#### STORED DATA ####

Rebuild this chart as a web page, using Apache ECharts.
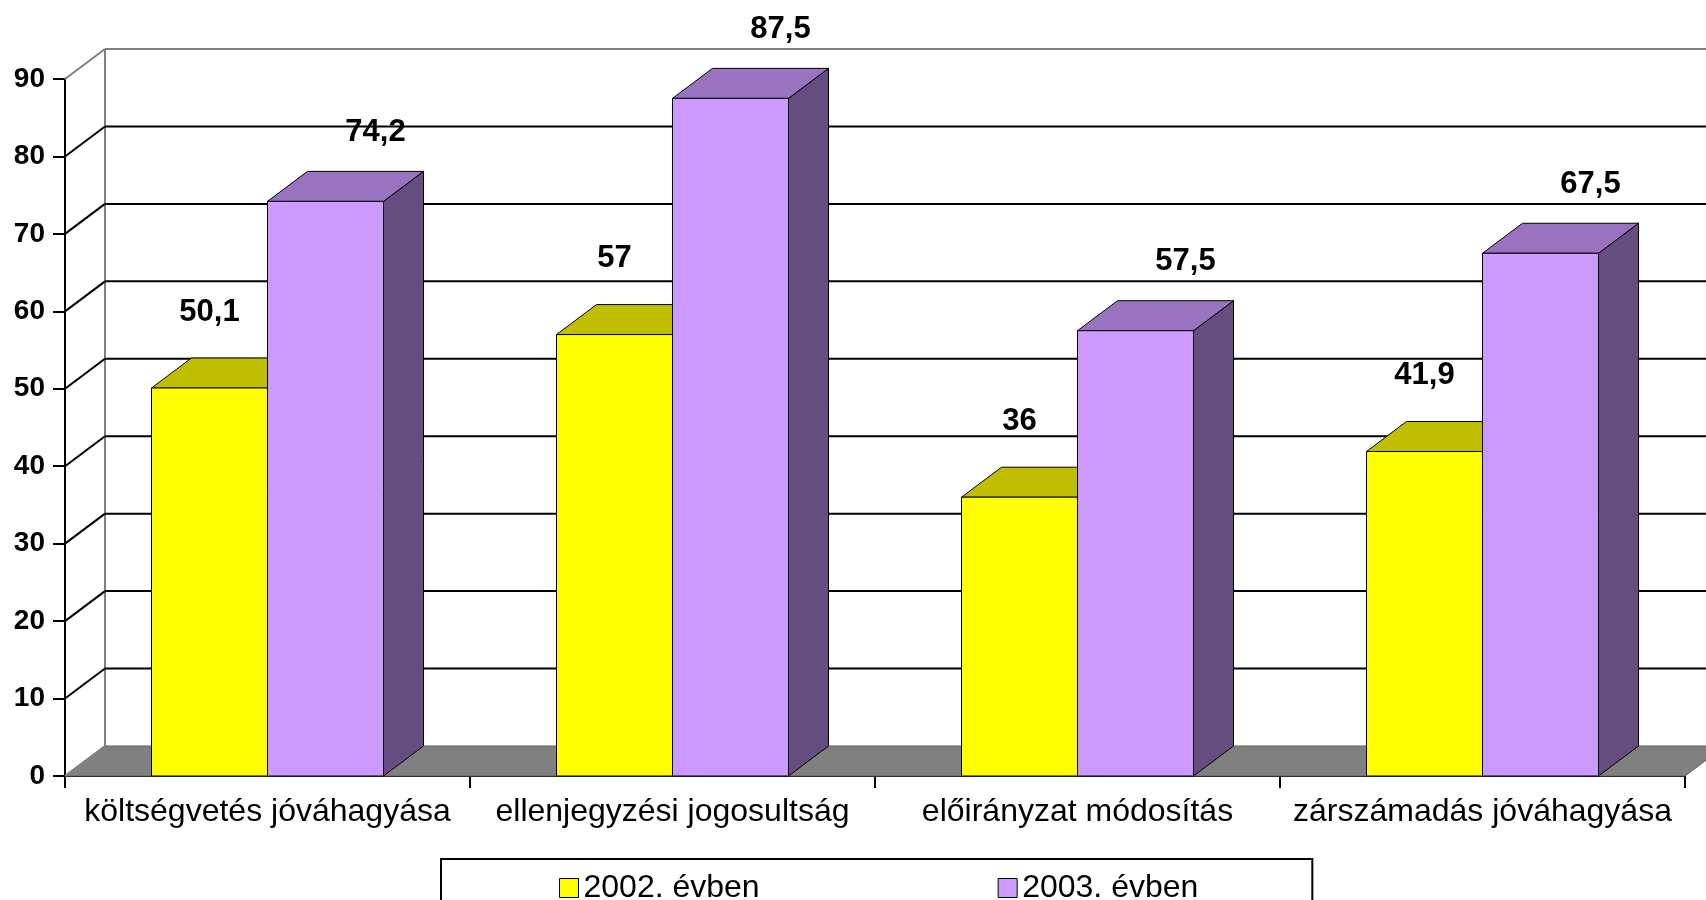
<!DOCTYPE html>
<html>
<head>
<meta charset="utf-8">
<title>chart</title>
<script src="https://cdn.jsdelivr.net/npm/echarts@6/dist/echarts.min.js"></script>
<style>
  html, body { margin: 0; padding: 0; background: #fff; }
  #chart { width: 1706px; height: 900px; }
</style>
</head>
<body>
<div id="chart"></div>
<script>
// adatok
var categories = ['költségvetés jóváhagyása', 'ellenjegyzési jogosultság', 'előirányzat módosítás', 'zárszámadás jóváhagyása'];
var values2002 = [50.1, 57, 36, 41.9];
var values2003 = [74.2, 87.5, 57.5, 67.5];
var seriesNames = ['2002. évben', '2003. évben'];
var yTicks = [0, 10, 20, 30, 40, 50, 60, 70, 80, 90];

var FONT = '"Liberation Sans", Arial, sans-serif';
var DX = 40, DY = -30;          // 3D mélység
var BAR_SHARE = 116 / 405;      // oszlop szélessége a kategória arányában
var frontColors = ['#FFFF00', '#CC99FF'];
var labelShift = [[0, -76], [50, -69]];  // címke eltolás sorozatonként (x, y)

function shade(hex, k) {
    var n = parseInt(hex.slice(1), 16);
    var r = Math.round(((n >> 16) & 255) * k), g = Math.round(((n >> 8) & 255) * k), b = Math.round((n & 255) * k);
    return 'rgb(' + r + ',' + g + ',' + b + ')';
}

function toPairs(vals) {
    return vals.map(function (v, i) { return [i, v]; });
}

// falak, padló, rácsvonalak
function renderWalls(params, api) {
    var t = api.value(1);
    var p = api.coord([0, t]);
    var cs = params.coordSys;
    var x0 = cs.x, x1 = cs.x + cs.width, y = p[1];
    var gray = '#808080';
    var edge = (t === 0 || t === 90) ? gray : '#000';
    var children = [];
    if (t === 0) {
        children.push({
            type: 'polygon',
            shape: { points: [[x0, y], [x1, y], [x1 + DX, y + DY], [x0 + DX, y + DY]] },
            style: { fill: gray, stroke: '#606060', lineWidth: 1 }
        });
        children.push({
            type: 'line',
            shape: { x1: x0 + DX, y1: y + DY, x2: x0 + DX, y2: cs.y + DY },
            style: { stroke: gray, lineWidth: 2 }
        });
    } else {
        children.push({
            type: 'line',
            shape: { x1: x0 + DX, y1: y + DY, x2: x1 + DX, y2: y + DY },
            style: { stroke: edge, lineWidth: 2 }
        });
    }
    children.push({
        type: 'line',
        shape: { x1: x0, y1: y, x2: x0 + DX, y2: y + DY },
        style: { stroke: edge, lineWidth: 2 }
    });
    return { type: 'group', children: children };
}

function makeBar(sIdx) {
    return function (params, api) {
        var ci = api.value(0), v = api.value(1);
        var b = api.coord([ci, 0]), t = api.coord([ci, v]);
        var band = api.size([1, 0])[0];
        var w = band * BAR_SHARE;
        var xL = b[0] - w + sIdx * w, xR = xL + w;
        var yB = b[1], yT = t[1];
        var c = frontColors[sIdx];
        return {
            type: 'group',
            children: [{
                type: 'polygon',
                shape: { points: [[xR, yB], [xR + DX, yB + DY], [xR + DX, yT + DY], [xR, yT]] },
                style: { fill: shade(c, 0.5), stroke: '#000', lineWidth: 1 }
            }, {
                type: 'polygon',
                shape: { points: [[xL, yT], [xR, yT], [xR + DX, yT + DY], [xL + DX, yT + DY]] },
                style: { fill: shade(c, 0.75), stroke: '#000', lineWidth: 1 }
            }, {
                type: 'rect',
                shape: { x: xL, y: yT, width: w, height: yB - yT },
                style: { fill: c, stroke: '#000', lineWidth: 1 }
            }, {
                type: 'text',
                style: {
                    x: (xL + xR) / 2 + labelShift[sIdx][0], y: yT + labelShift[sIdx][1],
                    text: String(v).replace('.', ','),
                    fill: '#000', font: 'bold 31px ' + FONT,
                    align: 'center', verticalAlign: 'middle'
                }
            }]
        };
    };
}

var option = {
    animation: false,
    backgroundColor: '#fff',
    grid: { left: 65, right: 21, top: 79, bottom: 124, containLabel: false },
    legend: {
        data: seriesNames,
        icon: 'rect',
        left: 441, top: 859,
        itemWidth: 19, itemHeight: 19, itemGap: 238,
        padding: [13, 114, 40, 118],
        borderColor: '#000', borderWidth: 2,
        itemStyle: { borderColor: '#000', borderWidth: 1 },
        textStyle: { fontSize: 32, fontFamily: FONT, color: '#000' }
    },
    xAxis: {
        type: 'category',
        data: categories,
        boundaryGap: true,
        axisLine: { lineStyle: { color: '#000', width: 2 } },
        axisTick: { show: true, length: 12, lineStyle: { color: '#000', width: 2 } },
        axisLabel: { interval: 0, margin: 20, fontSize: 32, fontFamily: FONT, color: '#000' },
        splitLine: { show: false }
    },
    yAxis: {
        type: 'value',
        min: 0, max: 90, interval: 10,
        axisLine: { show: true, lineStyle: { color: '#000', width: 2 } },
        axisTick: { show: true, length: 12, lineStyle: { color: '#000', width: 2 } },
        axisLabel: { margin: 20, fontSize: 28, fontWeight: 'bold', fontFamily: FONT, color: '#000' },
        splitLine: { show: false }
    },
    series: [{
        name: 'walls',
        type: 'custom',
        renderItem: renderWalls,
        data: yTicks.map(function (t) { return [0, t]; }),
        encode: { x: 0, y: 1 },
        silent: true,
        z: 1
    }, {
        name: seriesNames[0],
        type: 'custom',
        renderItem: makeBar(0),
        data: toPairs(values2002),
        encode: { x: 0, y: 1 },
        itemStyle: { color: frontColors[0], borderColor: '#000', borderWidth: 1 },
        z: 3
    }, {
        name: seriesNames[1],
        type: 'custom',
        renderItem: makeBar(1),
        data: toPairs(values2003),
        encode: { x: 0, y: 1 },
        itemStyle: { color: frontColors[1], borderColor: '#000', borderWidth: 1 },
        z: 4
    }]
};

var chart = echarts.init(document.getElementById('chart'));
chart.setOption(option);
</script>
</body>
</html>
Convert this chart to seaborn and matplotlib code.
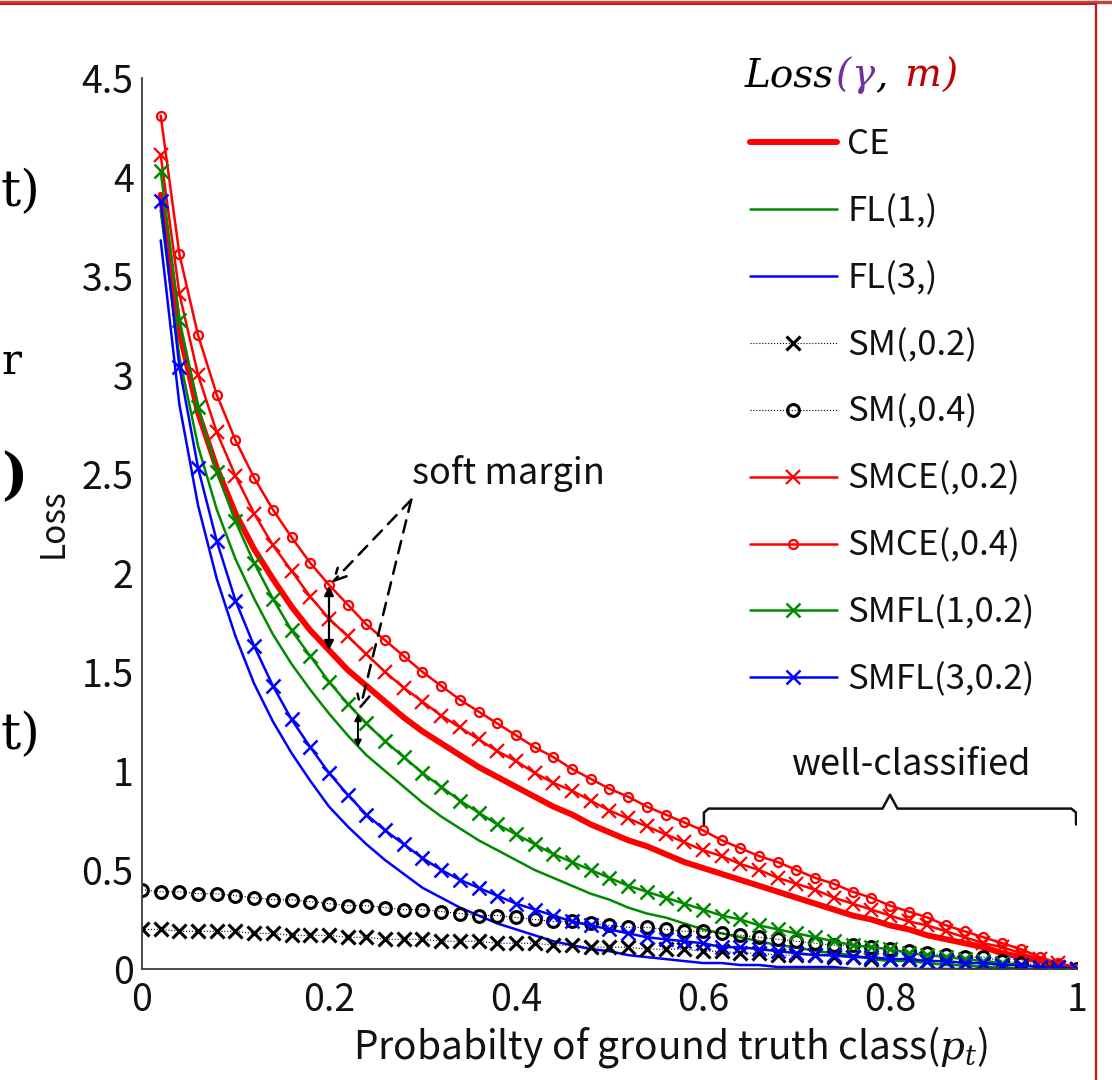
import numpy as np
import matplotlib
matplotlib.use("Agg")
import matplotlib.pyplot as plt
import seaborn as sns
from matplotlib.transforms import IdentityTransform
from matplotlib.lines import Line2D

# ---------------- data ----------------
p = np.linspace(0.02, 1.0, 50)      # probability of ground-truth class (curves with log term)
p_sm = np.linspace(0.0, 1.0, 51)    # soft-margin-only curves start at 0

ce = [3.91, 3.22, 2.81, 2.53, 2.30, 2.12, 1.97, 1.83, 1.71, 1.61,
      1.51, 1.43, 1.35, 1.27, 1.20, 1.14, 1.08, 1.02, 0.97, 0.92,
      0.87, 0.82, 0.78, 0.73, 0.69, 0.65, 0.62, 0.58, 0.54, 0.51,
      0.48, 0.45, 0.42, 0.39, 0.36, 0.33, 0.30, 0.27, 0.25, 0.22,
      0.20, 0.17, 0.15, 0.13, 0.11, 0.08, 0.06, 0.04, 0.02, 0.00]
fl1 = [3.83, 3.09, 2.64, 2.32, 2.07, 1.87, 1.69, 1.54, 1.41, 1.29,
       1.18, 1.08, 1.00, 0.92, 0.84, 0.77, 0.71, 0.65, 0.60, 0.55,
       0.50, 0.46, 0.42, 0.38, 0.35, 0.31, 0.28, 0.26, 0.23, 0.20,
       0.18, 0.16, 0.14, 0.12, 0.11, 0.09, 0.08, 0.07, 0.05, 0.04,
       0.04, 0.03, 0.02, 0.02, 0.01, 0.01, 0.00, 0.00, 0.00, 0.00]
fl3 = [3.68, 2.85, 2.34, 1.97, 1.68, 1.44, 1.25, 1.09, 0.95, 0.82,
       0.72, 0.63, 0.55, 0.48, 0.41, 0.36, 0.31, 0.27, 0.23, 0.20,
       0.17, 0.14, 0.12, 0.10, 0.09, 0.07, 0.06, 0.05, 0.04, 0.03,
       0.03, 0.02, 0.02, 0.01, 0.01, 0.01, 0.01, 0.00, 0.00, 0.00,
       0.00, 0.00, 0.00, 0.00, 0.00, 0.00, 0.00, 0.00, 0.00, 0.00]
sm02 = [0.20, 0.20, 0.19, 0.19, 0.19, 0.19, 0.18, 0.18, 0.17, 0.17,
        0.17, 0.16, 0.16, 0.15, 0.15, 0.15, 0.14, 0.14, 0.14, 0.13,
        0.13, 0.13, 0.12, 0.12, 0.11, 0.11, 0.11, 0.10, 0.10, 0.10,
        0.09, 0.09, 0.08, 0.08, 0.07, 0.07, 0.07, 0.06, 0.06, 0.05,
        0.05, 0.05, 0.04, 0.04, 0.03, 0.03, 0.02, 0.02, 0.01, 0.01, 0.00]
sm04 = [0.40, 0.39, 0.39, 0.38, 0.38, 0.37, 0.36, 0.35, 0.35, 0.34,
        0.33, 0.32, 0.32, 0.31, 0.30, 0.30, 0.29, 0.28, 0.27, 0.27,
        0.26, 0.25, 0.24, 0.24, 0.23, 0.22, 0.21, 0.21, 0.20, 0.19,
        0.19, 0.18, 0.17, 0.16, 0.15, 0.14, 0.13, 0.12, 0.12, 0.11,
        0.10, 0.09, 0.08, 0.07, 0.06, 0.06, 0.04, 0.03, 0.02, 0.01, 0.00]
smce02 = [4.11, 3.41, 3.00, 2.71, 2.49, 2.30, 2.14, 2.01, 1.88, 1.77,
          1.68, 1.59, 1.50, 1.42, 1.35, 1.28, 1.22, 1.16, 1.10, 1.05,
          0.99, 0.94, 0.90, 0.85, 0.80, 0.76, 0.72, 0.68, 0.64, 0.60,
          0.57, 0.53, 0.50, 0.46, 0.43, 0.40, 0.36, 0.33, 0.30, 0.27,
          0.24, 0.22, 0.19, 0.16, 0.13, 0.11, 0.08, 0.05, 0.03, 0.00]
smce04 = [4.31, 3.61, 3.20, 2.90, 2.67, 2.48, 2.32, 2.18, 2.05, 1.94,
          1.84, 1.74, 1.66, 1.58, 1.50, 1.43, 1.36, 1.30, 1.24, 1.18,
          1.12, 1.07, 1.01, 0.96, 0.91, 0.87, 0.82, 0.78, 0.74, 0.70,
          0.65, 0.61, 0.57, 0.54, 0.50, 0.46, 0.43, 0.39, 0.36, 0.32,
          0.29, 0.26, 0.22, 0.19, 0.16, 0.13, 0.10, 0.06, 0.03, 0.00]
smfl1 = [4.03, 3.28, 2.84, 2.51, 2.26, 2.05, 1.87, 1.71, 1.58, 1.45,
         1.34, 1.24, 1.15, 1.07, 0.99, 0.92, 0.85, 0.79, 0.73, 0.68,
         0.63, 0.58, 0.54, 0.50, 0.46, 0.42, 0.39, 0.36, 0.33, 0.30,
         0.27, 0.25, 0.22, 0.20, 0.18, 0.16, 0.14, 0.12, 0.11, 0.10,
         0.08, 0.07, 0.06, 0.05, 0.04, 0.03, 0.02, 0.01, 0.01, 0.00]
smfl3 = [3.88, 3.04, 2.53, 2.16, 1.86, 1.63, 1.43, 1.26, 1.12, 0.99,
         0.88, 0.78, 0.70, 0.63, 0.56, 0.50, 0.45, 0.41, 0.37, 0.33,
         0.30, 0.27, 0.24, 0.22, 0.20, 0.18, 0.16, 0.15, 0.14, 0.13,
         0.11, 0.11, 0.10, 0.09, 0.08, 0.07, 0.07, 0.06, 0.06, 0.05,
         0.05, 0.04, 0.04, 0.03, 0.03, 0.02, 0.02, 0.01, 0.01, 0.00]

labels = ["CE", "FL(1,)", "FL(3,)", "SM(,0.2)", "SM(,0.4)",
          "SMCE(,0.2)", "SMCE(,0.4)", "SMFL(1,0.2)", "SMFL(3,0.2)"]
xtick_vals = [0, 0.2, 0.4, 0.6, 0.8, 1.0]
xtick_labels = ["0", "0.2", "0.4", "0.6", "0.8", "1"]
ytick_vals = [0, 0.5, 1, 1.5, 2, 2.5, 3, 3.5, 4, 4.5]
ytick_labels = ["0", "0.5", "1", "1.5", "2", "2.5", "3", "3.5", "4", "4.5"]

# ---------------- style ----------------
sns.set_theme(style="white")
plt.rcParams["font.family"] = ["Noto Sans CJK KR", "DejaVu Sans"]
plt.rcParams["mathtext.fontset"] = "dejavuserif"

RED = "#ff0000"
GREEN = "#008a00"
BLUE = "#0000ff"
BLACK = "#000000"
AXC = "#3a3a3a"
TXT = "#111111"

fig = plt.figure(figsize=(11.12, 10.8), dpi=100)
ax = fig.add_axes([0.1277, 0.1028, 0.8408, 0.825])

series = [
    (p, ce, dict(color=RED, lw=4.3)),
    (p, fl1, dict(color=GREEN, lw=1.8)),
    (p, fl3, dict(color=BLUE, lw=1.8)),
    (p_sm, sm02, dict(color=BLACK, lw=0.8, ls=":", marker="x", markersize=10,
                      markeredgewidth=2.2, markeredgecolor=BLACK)),
    (p_sm, sm04, dict(color=BLACK, lw=0.8, ls=":", marker="o", markersize=8.5,
                      markeredgewidth=2.2, markeredgecolor=BLACK, markerfacecolor="none")),
    (p, smce02, dict(color=RED, lw=1.8, marker="x", markersize=10,
                     markeredgewidth=1.6, markeredgecolor=RED)),
    (p, smce04, dict(color=RED, lw=1.8, marker="o", markersize=6.5,
                     markeredgewidth=1.6, markeredgecolor=RED, markerfacecolor="none")),
    (p, smfl1, dict(color=GREEN, lw=1.8, marker="x", markersize=10,
                    markeredgewidth=1.8, markeredgecolor=GREEN)),
    (p, smfl3, dict(color=BLUE, lw=1.8, marker="x", markersize=10,
                    markeredgewidth=1.8, markeredgecolor=BLUE)),
]

handles = []
for (xv, yv, kw), lab in zip(series, labels):
    n_before = len(ax.lines)
    sns.lineplot(x=xv, y=yv, ax=ax, errorbar=None, sort=False, legend=False, **kw)
    ln = ax.lines[n_before]
    ln.set_label(lab)
    handles.append(ln)

ax.set_xlim(0, 1)
ax.set_ylim(0, 4.5)
ax.set_xticks(xtick_vals)
ax.set_xticklabels(xtick_labels)
ax.set_yticks(ytick_vals)
ax.set_yticklabels(ytick_labels)
for s in ["top", "right"]:
    ax.spines[s].set_visible(False)
for s in ["left", "bottom"]:
    ax.spines[s].set_color(AXC)
    ax.spines[s].set_linewidth(1.3)
ax.tick_params(direction="in", length=7, width=1.2, color=AXC, labelsize=27,
               labelcolor=TXT)
ax.tick_params(axis="x", pad=9)
ax.tick_params(axis="y", pad=6)
ax.set_xlabel(r"Probabilty of ground truth class($p_t$)", fontsize=28, color=TXT)
ax.xaxis.set_label_coords(0.565, -0.062)
ax.set_ylabel("Loss", fontsize=24, labelpad=8, color=TXT)

# legend
leg = ax.legend(handles=handles, loc="upper left",
                bbox_to_anchor=(750 / 1112, 1 - 127 / 1080),
                bbox_transform=fig.transFigure, frameon=False, fontsize=25,
                handlelength=2.5, handletextpad=0.3, labelspacing=0.92,
                borderaxespad=0, borderpad=0, numpoints=1)
for t in leg.get_texts():
    t.set_color(TXT)

# colored legend title  Loss(γ, m)
fig.canvas.draw()
renderer = fig.canvas.get_renderer()
PURPLE = "#7030a0"
DRED = "#c00000"
parts = [("Loss", BLACK), ("(", PURPLE), ("γ", PURPLE), (",", BLACK), (" ", BLACK),
         ("m", DRED), (")", DRED)]
xpix = 745
ypix = 1080 - 76
for s, c in parts:
    t = fig.text(xpix, ypix, s, color=c, fontsize=28, family="DejaVu Serif",
                 style="italic", va="center", ha="left", transform=IdentityTransform())
    bb = t.get_window_extent(renderer=renderer)
    xpix = bb.x1 + (3 if s == " " else 1)

# annotations: soft margin
ax.text(0.392, 2.50, "soft margin", fontsize=26, ha="center", va="center", color=TXT)
dash_kw = dict(arrowstyle="->", color=BLACK, lw=1.8, linestyle=(0, (5, 3.5)),
               mutation_scale=22, shrinkA=0, shrinkB=0)
ax.annotate("", xy=(0.203, 1.95), xytext=(0.288, 2.37), arrowprops=dash_kw)
ax.annotate("", xy=(0.233, 1.31), xytext=(0.288, 2.37), arrowprops=dash_kw)
dbl_kw = dict(arrowstyle="<|-|>", color=BLACK, lw=1.6, mutation_scale=14,
              shrinkA=0, shrinkB=0)
ax.annotate("", xy=(0.2, 1.935), xytext=(0.2, 1.61), arrowprops=dbl_kw)
ax.annotate("", xy=(0.231, 1.29), xytext=(0.231, 1.12),
            arrowprops=dict(arrowstyle="<|-|>", color=BLACK, lw=1.4,
                            mutation_scale=10, shrinkA=0, shrinkB=0))

# well-classified bracket
ax.plot([0.601, 0.601, 0.606, 0.792, 0.8, 0.808, 0.994, 0.999, 0.999],
        [0.73, 0.79, 0.81, 0.81, 0.88, 0.81, 0.81, 0.79, 0.73],
        color=TXT, lw=1.8, solid_joinstyle="round")
ax.text(0.822, 1.03, "well-classified", fontsize=26, ha="center", va="center",
        color=TXT)

# fragments of neighbouring slide text on the left edge (kept inside the canvas)
frag_kw = dict(family="DejaVu Serif", color=BLACK, va="center", ha="left",
               transform=IdentityTransform())
fig.text(1, 1080 - 192, "t)", fontsize=36, **frag_kw)
fig.text(1, 1080 - 362, "r", fontsize=30, **frag_kw)
fig.text(1, 1080 - 478, ")", fontsize=40, fontweight="bold", **frag_kw)
fig.text(1, 1080 - 735, "t)", fontsize=36, **frag_kw)

# red slide frame
fig.add_artist(Line2D([0, 1], [1 - 1.5 / 1080, 1 - 1.5 / 1080], transform=fig.transFigure,
                      color="#b84848", lw=2.5))
fig.add_artist(Line2D([0, 1096 / 1112], [1 - 4 / 1080, 1 - 4 / 1080], transform=fig.transFigure,
                      color="#e01010", lw=1.4))
fig.add_artist(Line2D([1096 / 1112, 1096 / 1112], [0, 1 - 4 / 1080], transform=fig.transFigure,
                      color="#cc1010", lw=1.6))

fig.savefig("out.png", dpi=100)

####

WORK TO BE COMPLETED. Return nothing but the lines running from the start of the data to the line with "70, 80, 90];", please, both ends included and no pictures.

THE ANSWER.
Rebuild this chart as a web page, using Apache ECharts.
<!DOCTYPE html>
<html>
<head>
<meta charset="utf-8">
<title>chart</title>
<script src="https://cdn.jsdelivr.net/npm/echarts@6/dist/echarts.min.js"></script>
<style>
  html, body { margin: 0; padding: 0; background: #fff; }
  #chart { width: 1706px; height: 900px; }
</style>
</head>
<body>
<div id="chart"></div>
<script>
// adatok
var categories = ['költségvetés jóváhagyása', 'ellenjegyzési jogosultság', 'előirányzat módosítás', 'zárszámadás jóváhagyása'];
var values2002 = [50.1, 57, 36, 41.9];
var values2003 = [74.2, 87.5, 57.5, 67.5];
var seriesNames = ['2002. évben', '2003. évben'];
var yTicks = [0, 10, 20, 30, 40, 50, 60, 70, 80, 90];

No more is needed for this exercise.